● **Do this**: Leaving out every picture, quote the data below exactly as it appears.

START Data section

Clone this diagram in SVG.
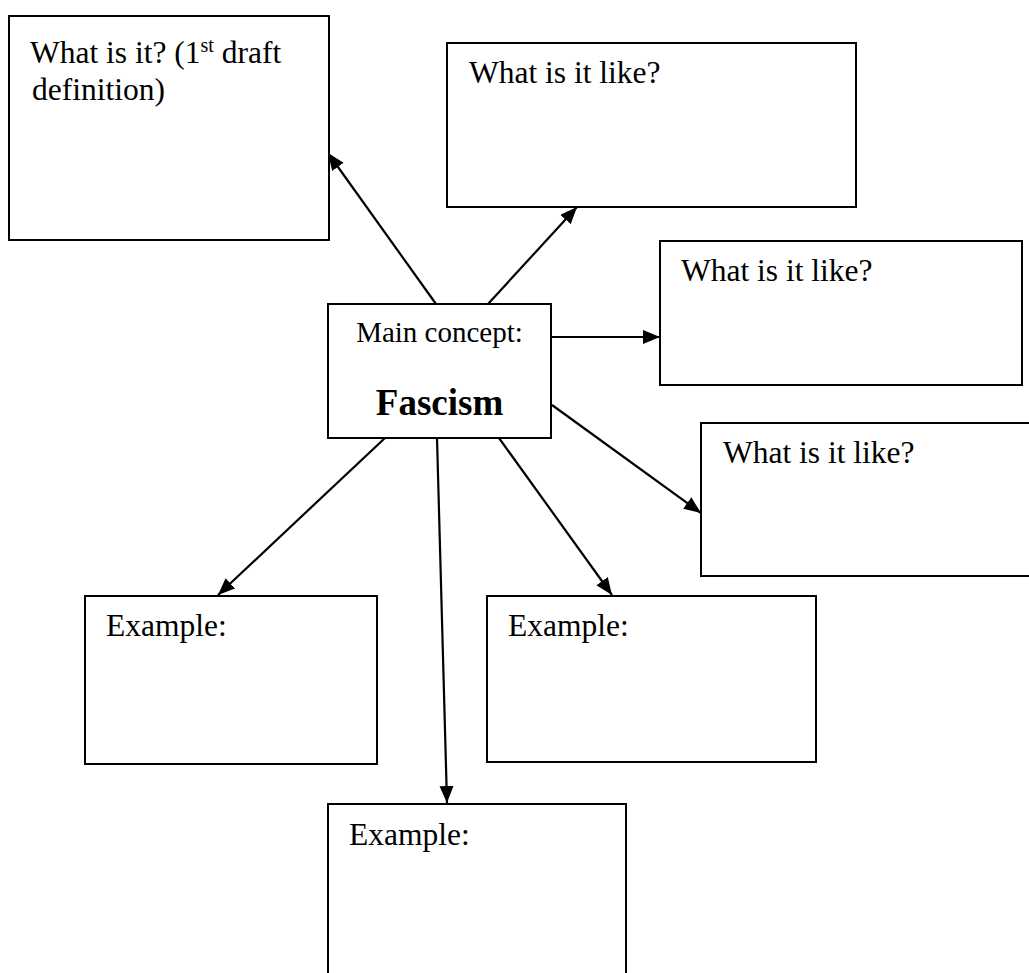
<svg xmlns="http://www.w3.org/2000/svg" width="1029" height="973" viewBox="0 0 1029 973">
<style>
.box{fill:#fff;stroke:#000;stroke-width:2}
.t{font-family:"Liberation Serif",serif;font-size:31.5px;fill:#000}
.m{font-size:29px}
.f{font-size:37px;font-weight:bold}
.sup{font-size:20px}
.c{stroke:#000;stroke-width:2.2;fill:none;marker-end:url(#ah)}
</style>
<defs>
<marker id="ah" markerUnits="userSpaceOnUse" markerWidth="20" markerHeight="16" refX="17" refY="7" orient="auto">
<path d="M0,0 L17,7 L0,14 Z" fill="#000"/>
</marker>
</defs>
<rect width="1029" height="973" fill="#fff"/>
<g id="connectors">
<line class="c" x1="436" y1="304" x2="328" y2="153"/>
<line class="c" x1="488" y1="304" x2="577" y2="207"/>
<line class="c" x1="552" y1="337" x2="660" y2="337"/>
<line class="c" x1="552" y1="405" x2="701" y2="513"/>
<line class="c" x1="385" y1="438" x2="218" y2="595"/>
<line class="c" x1="437" y1="438" x2="447" y2="803"/>
<line class="c" x1="499" y1="438" x2="612" y2="595"/>
</g>
<g id="definition">
<rect class="box" x="9" y="16" width="320" height="224"/>
<text class="t" x="30" y="63">What is it? (1<tspan class="sup" dy="-11">st</tspan><tspan dy="11"> draft</tspan></text>
<text class="t" x="32" y="100">definition)</text>
</g>
<g id="like1">
<rect class="box" x="447" y="43" width="409" height="164"/>
<text class="t" x="469" y="83">What is it like?</text>
</g>
<g id="like2">
<rect class="box" x="660" y="241" width="362" height="144"/>
<text class="t" x="681" y="281">What is it like?</text>
</g>
<g id="like3">
<rect class="box" x="701" y="423" width="340" height="153"/>
<text class="t" x="723" y="463">What is it like?</text>
</g>
<g id="main">
<rect class="box" x="328" y="304" width="223" height="134"/>
<text class="t m" x="439.5" y="342" text-anchor="middle">Main concept:</text>
<text class="t f" x="439.5" y="415" text-anchor="middle">Fascism</text>
</g>
<g id="example1">
<rect class="box" x="85" y="596" width="292" height="168"/>
<text class="t" x="106" y="636">Example:</text>
</g>
<g id="example2">
<rect class="box" x="487" y="596" width="329" height="166"/>
<text class="t" x="508" y="636">Example:</text>
</g>
<g id="example3">
<rect class="box" x="328" y="804" width="298" height="190"/>
<text class="t" x="349" y="845">Example:</text>
</g>
</svg>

END Data section

● **Expected answer**:
Clone this diagram in SVG.
<svg xmlns="http://www.w3.org/2000/svg" width="1029" height="973" viewBox="0 0 1029 973">
<style>
.box{fill:#fff;stroke:#000;stroke-width:2}
.t{font-family:"Liberation Serif",serif;font-size:31.5px;fill:#000}
.m{font-size:29px}
.f{font-size:37px;font-weight:bold}
.sup{font-size:20px}
.c{stroke:#000;stroke-width:2.2;fill:none;marker-end:url(#ah)}
</style>
<defs>
<marker id="ah" markerUnits="userSpaceOnUse" markerWidth="20" markerHeight="16" refX="17" refY="7" orient="auto">
<path d="M0,0 L17,7 L0,14 Z" fill="#000"/>
</marker>
</defs>
<rect width="1029" height="973" fill="#fff"/>
<g id="connectors">
<line class="c" x1="436" y1="304" x2="328" y2="153"/>
<line class="c" x1="488" y1="304" x2="577" y2="207"/>
<line class="c" x1="552" y1="337" x2="660" y2="337"/>
<line class="c" x1="552" y1="405" x2="701" y2="513"/>
<line class="c" x1="385" y1="438" x2="218" y2="595"/>
<line class="c" x1="437" y1="438" x2="447" y2="803"/>
<line class="c" x1="499" y1="438" x2="612" y2="595"/>
</g>
<g id="definition">
<rect class="box" x="9" y="16" width="320" height="224"/>
<text class="t" x="30" y="63">What is it? (1<tspan class="sup" dy="-11">st</tspan><tspan dy="11"> draft</tspan></text>
<text class="t" x="32" y="100">definition)</text>
</g>
<g id="like1">
<rect class="box" x="447" y="43" width="409" height="164"/>
<text class="t" x="469" y="83">What is it like?</text>
</g>
<g id="like2">
<rect class="box" x="660" y="241" width="362" height="144"/>
<text class="t" x="681" y="281">What is it like?</text>
</g>
<g id="like3">
<rect class="box" x="701" y="423" width="340" height="153"/>
<text class="t" x="723" y="463">What is it like?</text>
</g>
<g id="main">
<rect class="box" x="328" y="304" width="223" height="134"/>
<text class="t m" x="439.5" y="342" text-anchor="middle">Main concept:</text>
<text class="t f" x="439.5" y="415" text-anchor="middle">Fascism</text>
</g>
<g id="example1">
<rect class="box" x="85" y="596" width="292" height="168"/>
<text class="t" x="106" y="636">Example:</text>
</g>
<g id="example2">
<rect class="box" x="487" y="596" width="329" height="166"/>
<text class="t" x="508" y="636">Example:</text>
</g>
<g id="example3">
<rect class="box" x="328" y="804" width="298" height="190"/>
<text class="t" x="349" y="845">Example:</text>
</g>
</svg>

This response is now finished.